▸ **Do this**: Please write the listing below out again exactly, leaving every picture behind.

▸ **Available data**:
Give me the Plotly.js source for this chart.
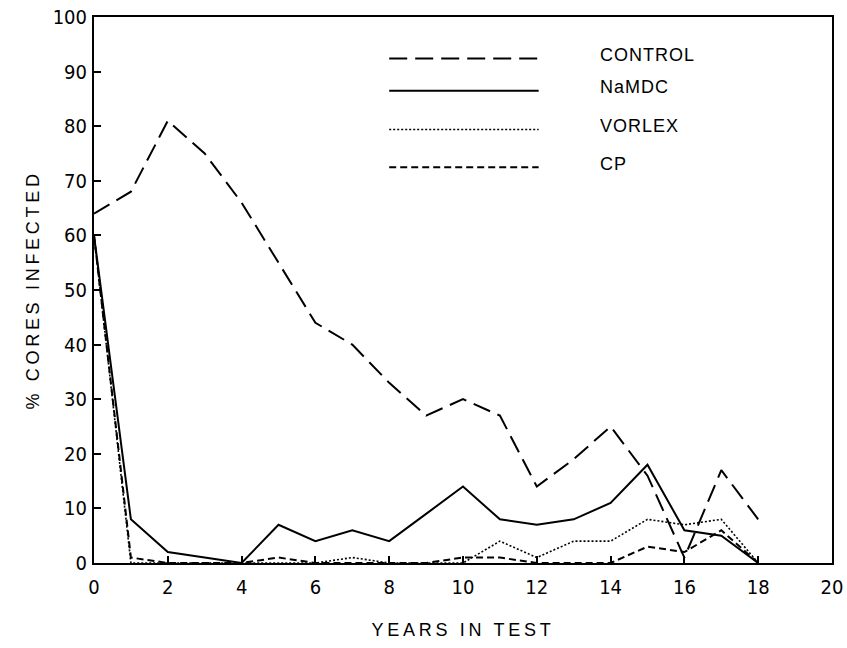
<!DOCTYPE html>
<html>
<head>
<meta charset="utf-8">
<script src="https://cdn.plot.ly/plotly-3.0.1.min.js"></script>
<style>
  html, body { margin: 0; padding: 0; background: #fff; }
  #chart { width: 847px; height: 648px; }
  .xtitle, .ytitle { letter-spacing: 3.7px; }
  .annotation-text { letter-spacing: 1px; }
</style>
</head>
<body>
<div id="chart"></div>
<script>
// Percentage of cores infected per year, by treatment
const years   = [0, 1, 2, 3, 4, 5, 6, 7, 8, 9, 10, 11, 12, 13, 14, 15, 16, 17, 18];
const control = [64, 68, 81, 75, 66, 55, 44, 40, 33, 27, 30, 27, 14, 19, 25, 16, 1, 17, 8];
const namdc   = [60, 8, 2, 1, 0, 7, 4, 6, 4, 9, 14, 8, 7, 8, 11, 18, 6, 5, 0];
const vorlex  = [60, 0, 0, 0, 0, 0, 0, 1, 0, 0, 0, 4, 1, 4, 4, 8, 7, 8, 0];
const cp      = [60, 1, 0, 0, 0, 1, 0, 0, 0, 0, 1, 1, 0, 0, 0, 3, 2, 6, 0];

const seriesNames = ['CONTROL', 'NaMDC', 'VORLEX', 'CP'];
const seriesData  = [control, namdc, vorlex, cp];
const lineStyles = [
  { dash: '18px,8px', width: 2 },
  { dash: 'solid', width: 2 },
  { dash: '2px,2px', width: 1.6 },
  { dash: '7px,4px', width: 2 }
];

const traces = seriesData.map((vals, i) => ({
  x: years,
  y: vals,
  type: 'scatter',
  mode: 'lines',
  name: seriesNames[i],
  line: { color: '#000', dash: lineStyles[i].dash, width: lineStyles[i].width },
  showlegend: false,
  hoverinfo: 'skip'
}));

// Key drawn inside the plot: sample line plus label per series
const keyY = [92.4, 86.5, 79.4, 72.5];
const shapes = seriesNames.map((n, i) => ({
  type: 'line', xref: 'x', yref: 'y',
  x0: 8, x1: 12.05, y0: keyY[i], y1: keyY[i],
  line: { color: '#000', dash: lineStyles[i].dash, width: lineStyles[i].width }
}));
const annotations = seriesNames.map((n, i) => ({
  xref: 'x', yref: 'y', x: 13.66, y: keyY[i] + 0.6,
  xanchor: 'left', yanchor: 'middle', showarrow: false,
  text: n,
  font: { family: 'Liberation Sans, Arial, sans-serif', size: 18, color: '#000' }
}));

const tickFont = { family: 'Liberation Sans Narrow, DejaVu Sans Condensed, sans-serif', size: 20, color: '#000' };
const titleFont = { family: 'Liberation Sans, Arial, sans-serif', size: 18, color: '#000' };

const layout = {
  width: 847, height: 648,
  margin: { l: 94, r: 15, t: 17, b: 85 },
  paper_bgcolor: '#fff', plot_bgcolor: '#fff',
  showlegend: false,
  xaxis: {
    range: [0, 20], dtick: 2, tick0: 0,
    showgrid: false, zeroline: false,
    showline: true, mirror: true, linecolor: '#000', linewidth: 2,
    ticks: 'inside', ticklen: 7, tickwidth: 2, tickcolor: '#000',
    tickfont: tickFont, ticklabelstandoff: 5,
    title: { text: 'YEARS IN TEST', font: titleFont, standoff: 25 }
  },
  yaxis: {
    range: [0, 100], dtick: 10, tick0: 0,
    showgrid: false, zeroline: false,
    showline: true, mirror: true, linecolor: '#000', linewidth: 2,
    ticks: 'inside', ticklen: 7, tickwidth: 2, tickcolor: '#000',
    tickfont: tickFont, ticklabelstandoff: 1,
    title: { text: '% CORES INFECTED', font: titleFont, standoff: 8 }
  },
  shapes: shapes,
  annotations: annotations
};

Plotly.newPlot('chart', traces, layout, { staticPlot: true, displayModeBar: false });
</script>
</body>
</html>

▸ **Written response**:
Give me the Plotly.js source for this chart.
<!DOCTYPE html>
<html>
<head>
<meta charset="utf-8">
<script src="https://cdn.plot.ly/plotly-3.0.1.min.js"></script>
<style>
  html, body { margin: 0; padding: 0; background: #fff; }
  #chart { width: 847px; height: 648px; }
  .xtitle, .ytitle { letter-spacing: 3.7px; }
  .annotation-text { letter-spacing: 1px; }
</style>
</head>
<body>
<div id="chart"></div>
<script>
// Percentage of cores infected per year, by treatment
const years   = [0, 1, 2, 3, 4, 5, 6, 7, 8, 9, 10, 11, 12, 13, 14, 15, 16, 17, 18];
const control = [64, 68, 81, 75, 66, 55, 44, 40, 33, 27, 30, 27, 14, 19, 25, 16, 1, 17, 8];
const namdc   = [60, 8, 2, 1, 0, 7, 4, 6, 4, 9, 14, 8, 7, 8, 11, 18, 6, 5, 0];
const vorlex  = [60, 0, 0, 0, 0, 0, 0, 1, 0, 0, 0, 4, 1, 4, 4, 8, 7, 8, 0];
const cp      = [60, 1, 0, 0, 0, 1, 0, 0, 0, 0, 1, 1, 0, 0, 0, 3, 2, 6, 0];

const seriesNames = ['CONTROL', 'NaMDC', 'VORLEX', 'CP'];
const seriesData  = [control, namdc, vorlex, cp];
const lineStyles = [
  { dash: '18px,8px', width: 2 },
  { dash: 'solid', width: 2 },
  { dash: '2px,2px', width: 1.6 },
  { dash: '7px,4px', width: 2 }
];

const traces = seriesData.map((vals, i) => ({
  x: years,
  y: vals,
  type: 'scatter',
  mode: 'lines',
  name: seriesNames[i],
  line: { color: '#000', dash: lineStyles[i].dash, width: lineStyles[i].width },
  showlegend: false,
  hoverinfo: 'skip'
}));

// Key drawn inside the plot: sample line plus label per series
const keyY = [92.4, 86.5, 79.4, 72.5];
const shapes = seriesNames.map((n, i) => ({
  type: 'line', xref: 'x', yref: 'y',
  x0: 8, x1: 12.05, y0: keyY[i], y1: keyY[i],
  line: { color: '#000', dash: lineStyles[i].dash, width: lineStyles[i].width }
}));
const annotations = seriesNames.map((n, i) => ({
  xref: 'x', yref: 'y', x: 13.66, y: keyY[i] + 0.6,
  xanchor: 'left', yanchor: 'middle', showarrow: false,
  text: n,
  font: { family: 'Liberation Sans, Arial, sans-serif', size: 18, color: '#000' }
}));

const tickFont = { family: 'Liberation Sans Narrow, DejaVu Sans Condensed, sans-serif', size: 20, color: '#000' };
const titleFont = { family: 'Liberation Sans, Arial, sans-serif', size: 18, color: '#000' };

const layout = {
  width: 847, height: 648,
  margin: { l: 94, r: 15, t: 17, b: 85 },
  paper_bgcolor: '#fff', plot_bgcolor: '#fff',
  showlegend: false,
  xaxis: {
    range: [0, 20], dtick: 2, tick0: 0,
    showgrid: false, zeroline: false,
    showline: true, mirror: true, linecolor: '#000', linewidth: 2,
    ticks: 'inside', ticklen: 7, tickwidth: 2, tickcolor: '#000',
    tickfont: tickFont, ticklabelstandoff: 5,
    title: { text: 'YEARS IN TEST', font: titleFont, standoff: 25 }
  },
  yaxis: {
    range: [0, 100], dtick: 10, tick0: 0,
    showgrid: false, zeroline: false,
    showline: true, mirror: true, linecolor: '#000', linewidth: 2,
    ticks: 'inside', ticklen: 7, tickwidth: 2, tickcolor: '#000',
    tickfont: tickFont, ticklabelstandoff: 1,
    title: { text: '% CORES INFECTED', font: titleFont, standoff: 8 }
  },
  shapes: shapes,
  annotations: annotations
};

Plotly.newPlot('chart', traces, layout, { staticPlot: true, displayModeBar: false });
</script>
</body>
</html>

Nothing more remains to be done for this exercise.